Leave out every picture, and retype exactly the lines from the line with "Generate a Python" through the line with "# %% data (counts", both ends included.
===== LISTED RECORDS =====
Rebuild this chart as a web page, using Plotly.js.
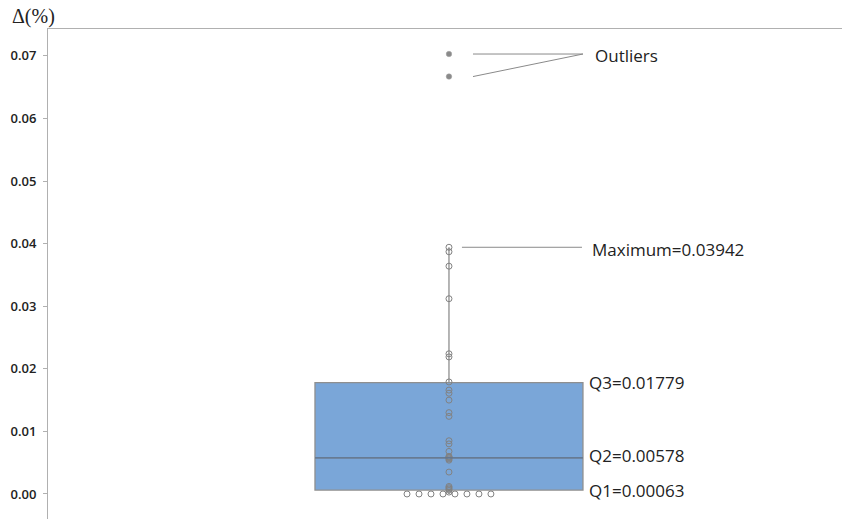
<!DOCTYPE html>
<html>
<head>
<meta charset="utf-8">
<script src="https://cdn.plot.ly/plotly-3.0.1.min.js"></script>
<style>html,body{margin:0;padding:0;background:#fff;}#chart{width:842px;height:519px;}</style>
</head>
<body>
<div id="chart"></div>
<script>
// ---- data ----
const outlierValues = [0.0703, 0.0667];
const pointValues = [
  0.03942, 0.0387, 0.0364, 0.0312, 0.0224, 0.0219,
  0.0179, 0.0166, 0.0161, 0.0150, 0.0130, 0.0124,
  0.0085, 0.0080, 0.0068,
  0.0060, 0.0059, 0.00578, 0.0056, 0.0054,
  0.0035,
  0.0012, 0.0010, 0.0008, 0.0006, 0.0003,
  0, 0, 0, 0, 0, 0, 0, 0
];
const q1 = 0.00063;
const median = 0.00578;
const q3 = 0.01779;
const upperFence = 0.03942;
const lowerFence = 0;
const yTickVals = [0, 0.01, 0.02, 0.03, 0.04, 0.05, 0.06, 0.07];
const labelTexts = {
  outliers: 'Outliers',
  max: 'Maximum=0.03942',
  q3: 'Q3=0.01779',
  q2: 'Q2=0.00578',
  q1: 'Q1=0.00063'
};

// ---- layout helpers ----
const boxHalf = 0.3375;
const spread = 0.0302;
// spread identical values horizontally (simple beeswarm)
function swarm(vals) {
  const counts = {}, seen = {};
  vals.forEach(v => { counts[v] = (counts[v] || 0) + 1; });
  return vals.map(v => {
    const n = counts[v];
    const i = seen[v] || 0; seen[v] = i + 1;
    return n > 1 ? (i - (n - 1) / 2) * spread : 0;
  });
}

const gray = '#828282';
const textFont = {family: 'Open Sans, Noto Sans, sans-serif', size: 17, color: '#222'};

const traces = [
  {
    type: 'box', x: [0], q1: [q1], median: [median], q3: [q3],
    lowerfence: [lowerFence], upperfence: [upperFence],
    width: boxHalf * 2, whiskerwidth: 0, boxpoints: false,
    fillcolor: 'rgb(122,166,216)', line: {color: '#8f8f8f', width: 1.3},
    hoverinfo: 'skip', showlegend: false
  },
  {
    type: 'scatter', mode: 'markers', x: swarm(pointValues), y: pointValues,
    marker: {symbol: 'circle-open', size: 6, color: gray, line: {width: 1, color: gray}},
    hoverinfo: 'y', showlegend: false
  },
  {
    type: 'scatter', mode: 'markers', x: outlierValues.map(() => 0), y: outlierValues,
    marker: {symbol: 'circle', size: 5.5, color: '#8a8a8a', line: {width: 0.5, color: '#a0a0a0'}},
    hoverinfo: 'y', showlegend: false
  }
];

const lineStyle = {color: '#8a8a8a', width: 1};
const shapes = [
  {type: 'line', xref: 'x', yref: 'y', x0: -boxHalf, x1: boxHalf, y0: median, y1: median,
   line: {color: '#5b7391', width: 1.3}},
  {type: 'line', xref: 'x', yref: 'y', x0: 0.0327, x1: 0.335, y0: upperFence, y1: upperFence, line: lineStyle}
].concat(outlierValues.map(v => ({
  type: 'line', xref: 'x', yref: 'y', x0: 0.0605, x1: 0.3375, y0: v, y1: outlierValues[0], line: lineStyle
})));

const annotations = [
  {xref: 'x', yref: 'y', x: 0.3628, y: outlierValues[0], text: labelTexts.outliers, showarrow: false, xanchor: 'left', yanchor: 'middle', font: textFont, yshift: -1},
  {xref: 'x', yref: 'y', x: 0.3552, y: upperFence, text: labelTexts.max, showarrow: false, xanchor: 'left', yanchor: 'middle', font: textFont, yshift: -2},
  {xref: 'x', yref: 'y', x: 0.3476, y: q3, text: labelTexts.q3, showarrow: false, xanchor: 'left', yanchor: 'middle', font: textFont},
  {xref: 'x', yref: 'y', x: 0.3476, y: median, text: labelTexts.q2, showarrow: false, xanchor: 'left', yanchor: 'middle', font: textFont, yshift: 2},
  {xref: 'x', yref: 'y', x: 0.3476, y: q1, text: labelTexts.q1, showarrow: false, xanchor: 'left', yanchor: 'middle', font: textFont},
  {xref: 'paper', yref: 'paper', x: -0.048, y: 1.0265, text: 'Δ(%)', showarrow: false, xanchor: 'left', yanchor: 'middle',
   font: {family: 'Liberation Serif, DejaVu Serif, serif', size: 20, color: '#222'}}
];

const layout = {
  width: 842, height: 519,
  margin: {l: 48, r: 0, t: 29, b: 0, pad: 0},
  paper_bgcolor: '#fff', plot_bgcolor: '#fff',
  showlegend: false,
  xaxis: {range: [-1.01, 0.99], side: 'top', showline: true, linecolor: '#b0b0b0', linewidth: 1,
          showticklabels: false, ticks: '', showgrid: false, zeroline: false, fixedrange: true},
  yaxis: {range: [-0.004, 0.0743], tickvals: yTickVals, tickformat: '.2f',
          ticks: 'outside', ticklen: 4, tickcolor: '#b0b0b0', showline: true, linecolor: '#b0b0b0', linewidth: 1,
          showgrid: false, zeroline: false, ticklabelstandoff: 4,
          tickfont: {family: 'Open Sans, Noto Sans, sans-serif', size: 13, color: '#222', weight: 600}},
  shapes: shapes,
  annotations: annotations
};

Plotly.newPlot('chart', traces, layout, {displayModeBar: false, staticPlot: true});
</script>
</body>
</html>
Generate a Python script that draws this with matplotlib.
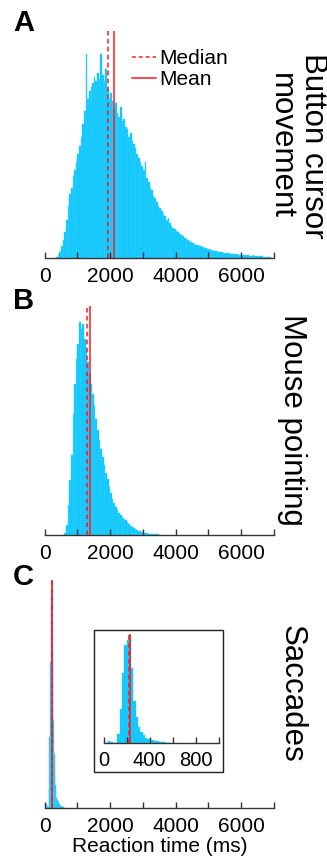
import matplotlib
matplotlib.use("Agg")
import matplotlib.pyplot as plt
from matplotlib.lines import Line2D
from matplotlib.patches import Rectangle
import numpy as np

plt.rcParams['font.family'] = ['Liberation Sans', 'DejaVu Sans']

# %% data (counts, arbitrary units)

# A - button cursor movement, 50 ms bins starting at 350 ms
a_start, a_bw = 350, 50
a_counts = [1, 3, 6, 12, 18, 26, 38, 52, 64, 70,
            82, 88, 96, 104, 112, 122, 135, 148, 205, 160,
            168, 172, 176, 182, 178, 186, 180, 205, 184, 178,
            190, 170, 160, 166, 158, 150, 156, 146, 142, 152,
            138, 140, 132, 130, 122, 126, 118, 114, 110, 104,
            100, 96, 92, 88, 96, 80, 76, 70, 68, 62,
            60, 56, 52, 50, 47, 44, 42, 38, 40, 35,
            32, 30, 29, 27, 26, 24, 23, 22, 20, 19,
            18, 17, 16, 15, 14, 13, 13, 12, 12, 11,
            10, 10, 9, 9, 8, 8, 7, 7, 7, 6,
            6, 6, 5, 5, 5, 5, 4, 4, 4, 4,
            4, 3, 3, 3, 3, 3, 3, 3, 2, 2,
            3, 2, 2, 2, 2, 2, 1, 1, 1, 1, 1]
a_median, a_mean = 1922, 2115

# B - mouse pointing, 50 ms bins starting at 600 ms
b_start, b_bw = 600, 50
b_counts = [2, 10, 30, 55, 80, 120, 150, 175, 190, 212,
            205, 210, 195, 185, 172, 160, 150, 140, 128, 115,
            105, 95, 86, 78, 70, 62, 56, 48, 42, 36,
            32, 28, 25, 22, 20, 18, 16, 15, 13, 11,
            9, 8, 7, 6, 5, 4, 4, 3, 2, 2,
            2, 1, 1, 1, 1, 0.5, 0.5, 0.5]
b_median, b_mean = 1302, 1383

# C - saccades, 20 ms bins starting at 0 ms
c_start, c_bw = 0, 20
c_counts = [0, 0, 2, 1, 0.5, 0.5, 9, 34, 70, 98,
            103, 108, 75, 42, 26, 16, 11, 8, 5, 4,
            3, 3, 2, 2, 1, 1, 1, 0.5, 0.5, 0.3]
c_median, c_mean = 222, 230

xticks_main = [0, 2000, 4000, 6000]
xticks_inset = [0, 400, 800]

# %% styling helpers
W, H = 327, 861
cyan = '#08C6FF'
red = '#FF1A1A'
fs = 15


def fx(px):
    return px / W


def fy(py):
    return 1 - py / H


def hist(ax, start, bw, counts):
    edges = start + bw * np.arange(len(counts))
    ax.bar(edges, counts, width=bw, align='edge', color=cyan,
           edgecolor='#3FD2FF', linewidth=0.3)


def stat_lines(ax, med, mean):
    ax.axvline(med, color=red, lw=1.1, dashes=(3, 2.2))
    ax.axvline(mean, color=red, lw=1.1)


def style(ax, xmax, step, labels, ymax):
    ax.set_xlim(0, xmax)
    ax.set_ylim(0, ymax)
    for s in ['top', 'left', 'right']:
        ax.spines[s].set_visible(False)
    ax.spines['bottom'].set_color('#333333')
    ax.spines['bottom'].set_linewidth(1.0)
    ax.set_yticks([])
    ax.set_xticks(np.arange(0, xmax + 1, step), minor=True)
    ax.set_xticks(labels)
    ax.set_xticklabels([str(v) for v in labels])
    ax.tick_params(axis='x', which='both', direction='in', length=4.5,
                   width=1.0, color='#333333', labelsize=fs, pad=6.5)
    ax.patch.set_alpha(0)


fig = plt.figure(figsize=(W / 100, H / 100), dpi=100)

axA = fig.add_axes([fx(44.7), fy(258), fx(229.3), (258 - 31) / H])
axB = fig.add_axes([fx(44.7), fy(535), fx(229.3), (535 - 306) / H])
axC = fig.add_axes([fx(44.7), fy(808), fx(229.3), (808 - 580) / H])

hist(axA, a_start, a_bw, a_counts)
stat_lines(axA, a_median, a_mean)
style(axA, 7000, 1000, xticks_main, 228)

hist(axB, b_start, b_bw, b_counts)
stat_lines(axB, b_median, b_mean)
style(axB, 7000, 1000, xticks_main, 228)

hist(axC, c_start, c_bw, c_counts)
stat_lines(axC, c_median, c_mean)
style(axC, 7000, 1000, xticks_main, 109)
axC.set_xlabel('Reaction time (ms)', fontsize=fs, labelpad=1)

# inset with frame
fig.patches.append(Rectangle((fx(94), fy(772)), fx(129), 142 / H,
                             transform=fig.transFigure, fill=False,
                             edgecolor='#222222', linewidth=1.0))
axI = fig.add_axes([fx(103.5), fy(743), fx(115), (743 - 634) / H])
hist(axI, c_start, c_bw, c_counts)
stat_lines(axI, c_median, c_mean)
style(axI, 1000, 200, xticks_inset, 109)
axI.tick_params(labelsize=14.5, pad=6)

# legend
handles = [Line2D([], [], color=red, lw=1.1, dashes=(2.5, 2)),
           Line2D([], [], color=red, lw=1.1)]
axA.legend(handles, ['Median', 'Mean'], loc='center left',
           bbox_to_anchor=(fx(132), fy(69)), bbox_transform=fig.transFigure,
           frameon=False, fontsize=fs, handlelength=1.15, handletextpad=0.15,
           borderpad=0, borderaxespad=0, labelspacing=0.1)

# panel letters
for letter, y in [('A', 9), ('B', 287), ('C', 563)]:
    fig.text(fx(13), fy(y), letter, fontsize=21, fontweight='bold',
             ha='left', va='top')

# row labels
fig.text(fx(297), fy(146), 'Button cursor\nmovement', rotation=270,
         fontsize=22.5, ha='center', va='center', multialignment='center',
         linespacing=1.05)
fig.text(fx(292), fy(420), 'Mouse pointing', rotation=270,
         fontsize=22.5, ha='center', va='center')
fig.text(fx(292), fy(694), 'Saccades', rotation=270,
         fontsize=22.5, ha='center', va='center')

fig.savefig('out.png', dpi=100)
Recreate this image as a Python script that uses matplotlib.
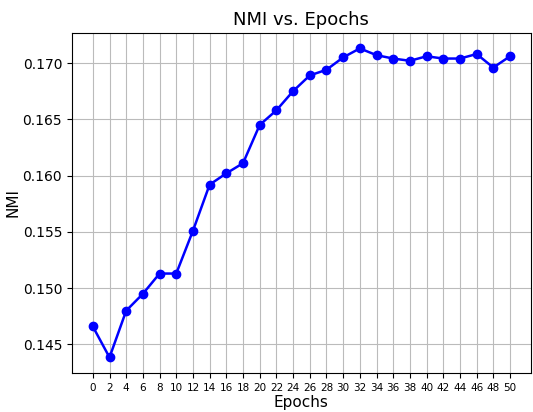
=====
▶ [TASK ANSWER]:
Generate a Python script that draws this with matplotlib.
import matplotlib
matplotlib.use("Agg")
import matplotlib.pyplot as plt
from matplotlib.lines import Line2D
from matplotlib.patches import Rectangle
import numpy as np

plt.rcParams['font.family'] = ['Liberation Sans', 'DejaVu Sans']

# %% data (counts, arbitrary units)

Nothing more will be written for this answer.